Containing the Threat

1918 Flu graph

Click to enlarge graph.

The College’s efforts to contain the campus outbreak were quite successful. There had been no new cases reported on campus since the first week in October. And by mid-October the Everett House was, once again, the only infirmary on campus. “Nearly all the girls are back in classes again,” wrote Evelyn Eaton, class of 1919, in an October 13 letter to her mother. “We feel that so far as the immediate college is concerned that we are out of the woods,” Mildred Allen wrote to her mother the same day.

Though vitality had largely been restored, the campus was still under strict quarantine. A notice from the dean’s office, read at lunch on October 22, urged, “Students are not to leave town nor to eat in public places in town. The permission to use the Amherst Trolley was for Mountain Day only.” And, “Friends of students are not to visit or call at the College.” Even the trustees weren’t permitted to come to campus that fall for their annual meeting, and Founder’s Day festivities were reported to be lackluster.

By early November restrictions had been loosened. In a letter dated November 7, Allen noted that students could now have visitors to campus. The following evening, it was arranged for students to go into Holyoke to see the New York Philharmonic.
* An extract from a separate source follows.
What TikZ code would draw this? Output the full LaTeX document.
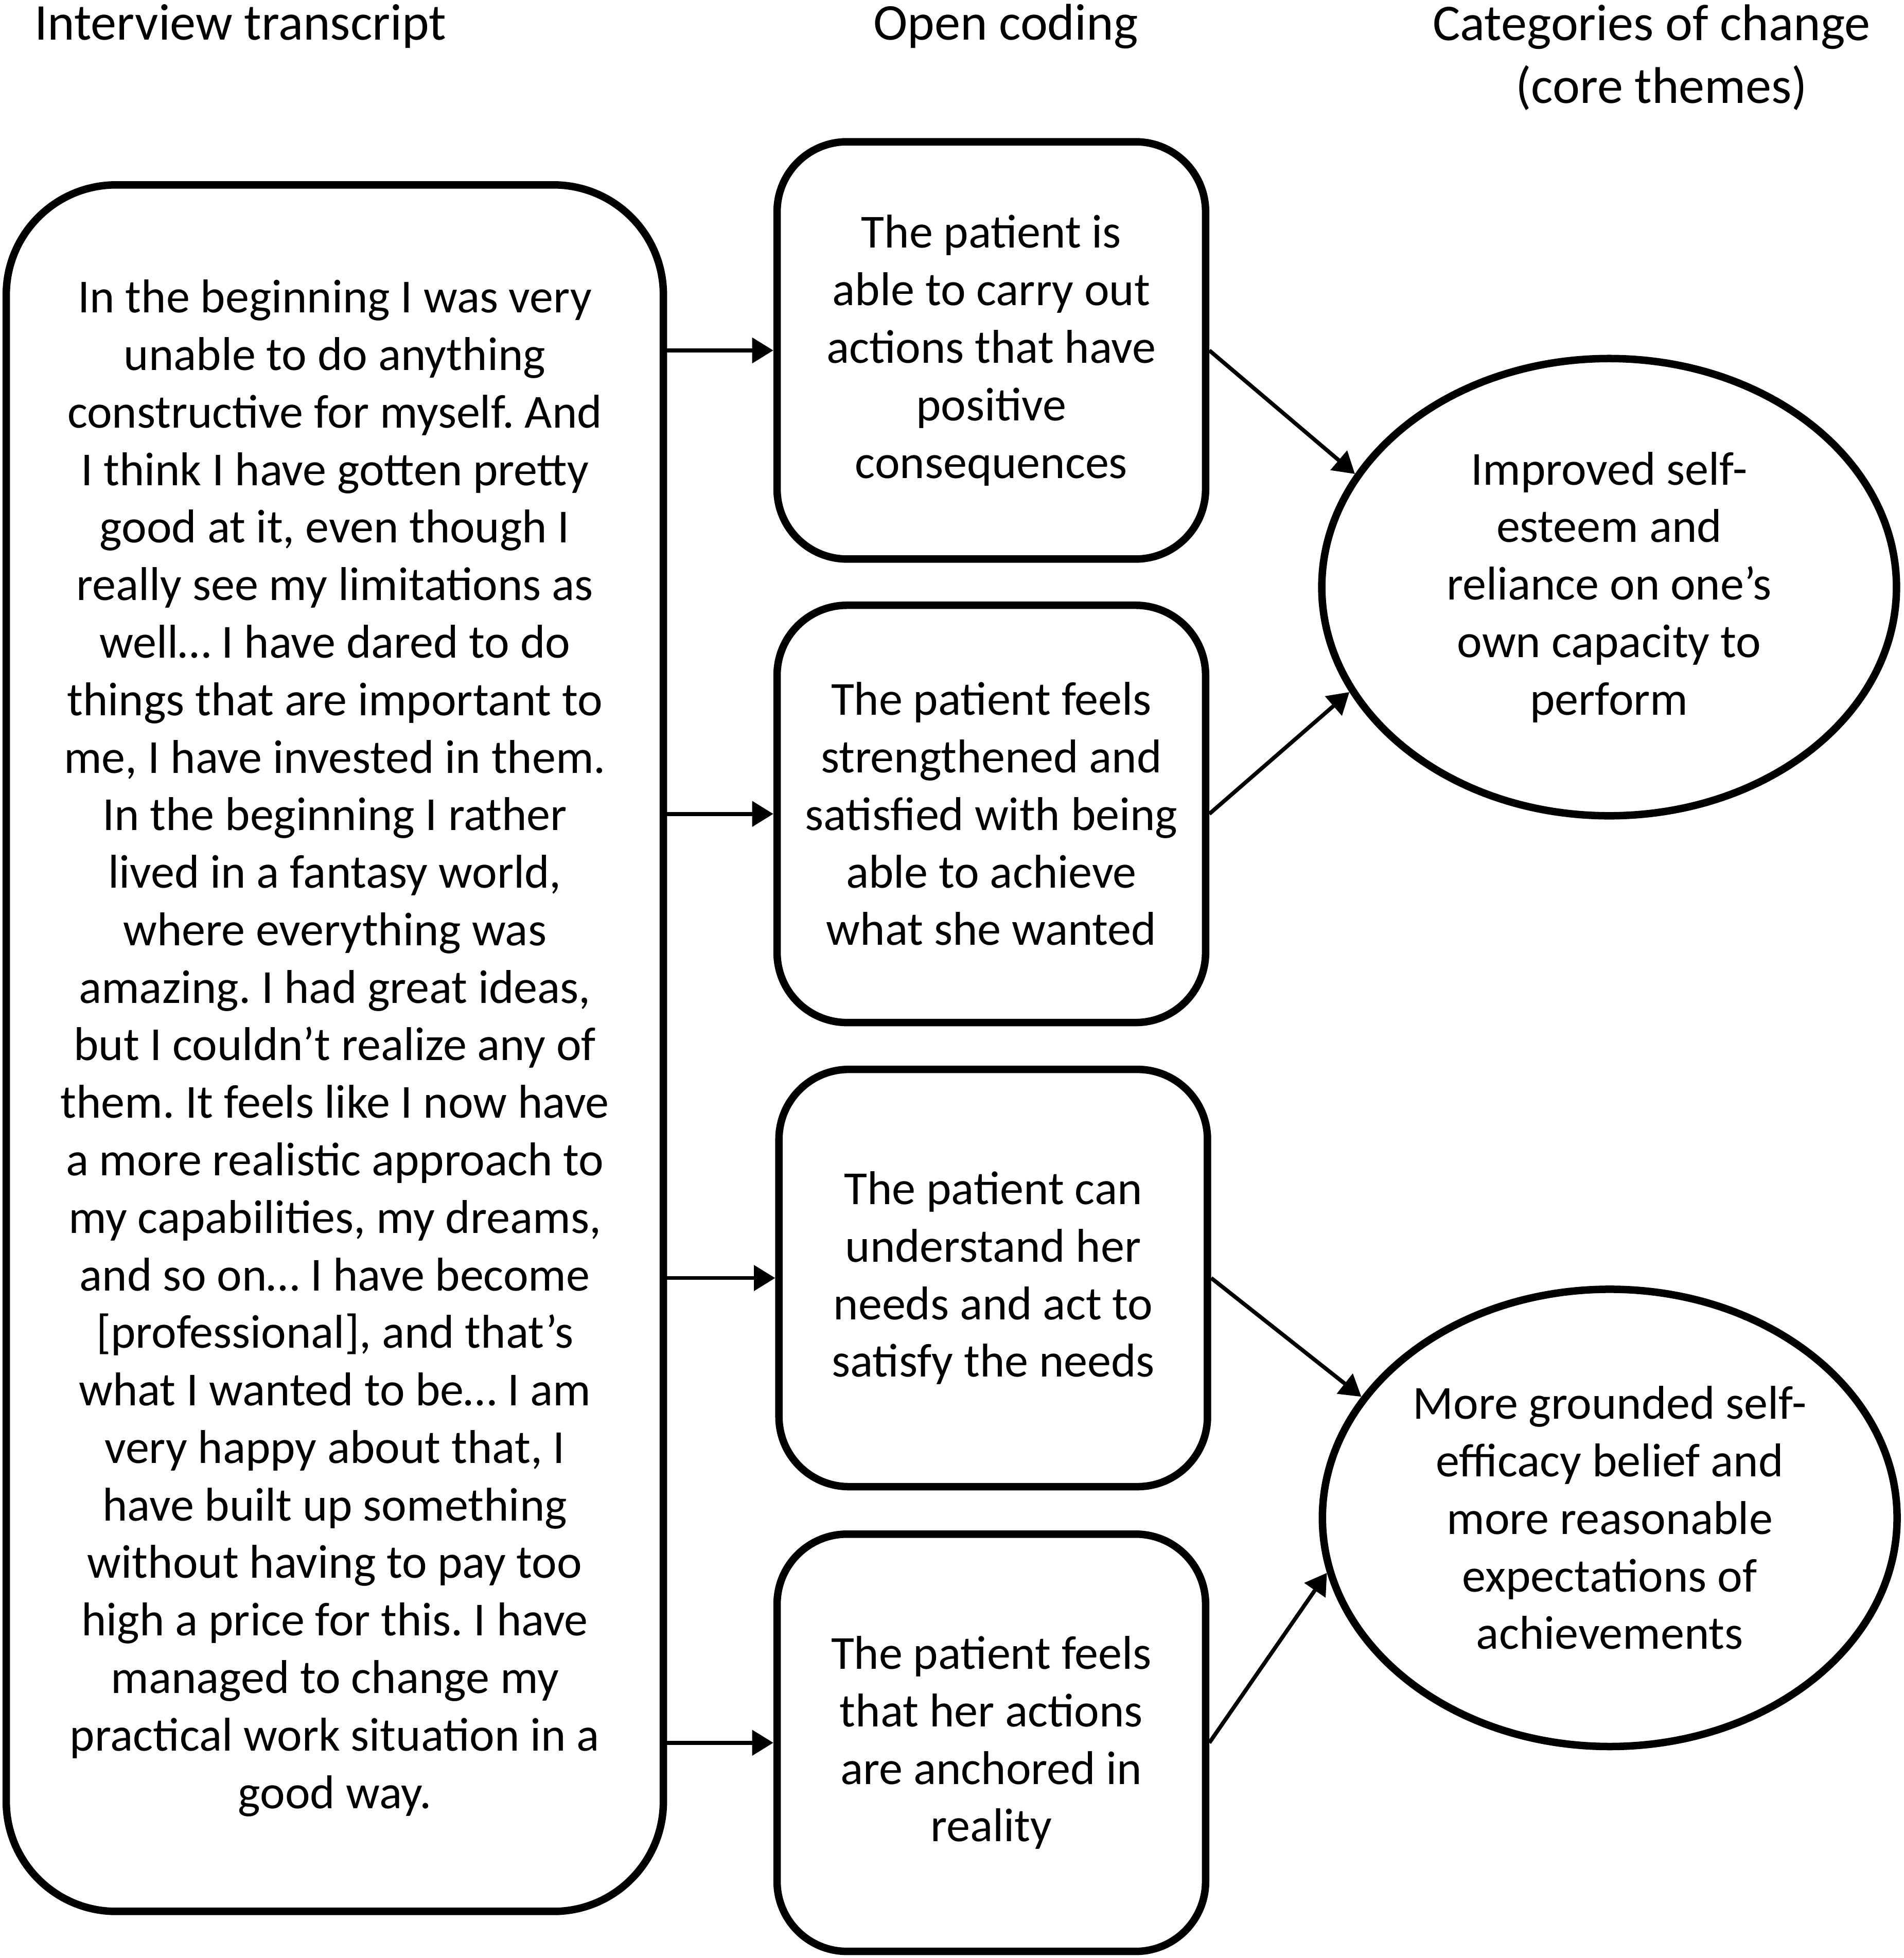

And on November 12, 1918, a day after World War I had officially ended, Mount Holyoke students participated in the city of Holyoke’s armistice parade. The campus quarantine was officially lifted the following day on November 13. Still, the faculty was wary of a second outbreak—as had happened at nearby Amherst College—and students were encouraged not to go home for Thanksgiving if there was “no special reason they should go.”

Remembering the Victims

In South Hadley, the epidemic had not cursed the campus as it had ravaged the rest of the world, where mail piled up at post offices and garbage piled up in the streets because sick workers couldn’t come to work. But even the Field Memorial Gate could not entirely shield Mount Holyoke from the tragic reaches of the global outbreak that wiped out entire families.

“Almost every day we hear of a death of some alumna,” wrote Mildred Allen, “that in spite of the good condition here we realize the seriousness of the whole situation.” Mount Holyoke had survived the flu with one death, a first-year student from southeastern Pennsylvania named Elizabeth M. Smith, class of 1922. A memoriam for Smith was included in the winter issue of the Alumnae Quarterly. “The sadness of her death was very real,” wrote Ethel Barbara Dietrich, professor of economics and sociology, “because we could understand those freshman hopes, because we know something of what her loss means to her father and mother, and because we felt that in her death from influenza and pneumonia Mount Holyoke was paying one of the sacrifices of the war.”

—By Olivia Lammel ’14

Olivia Lammel ’14 is a former editorial assistant at the Alumnae Quarterly and an aspiring writer.
This article appeared in the winter 2015 issue of the Alumnae Quarterly.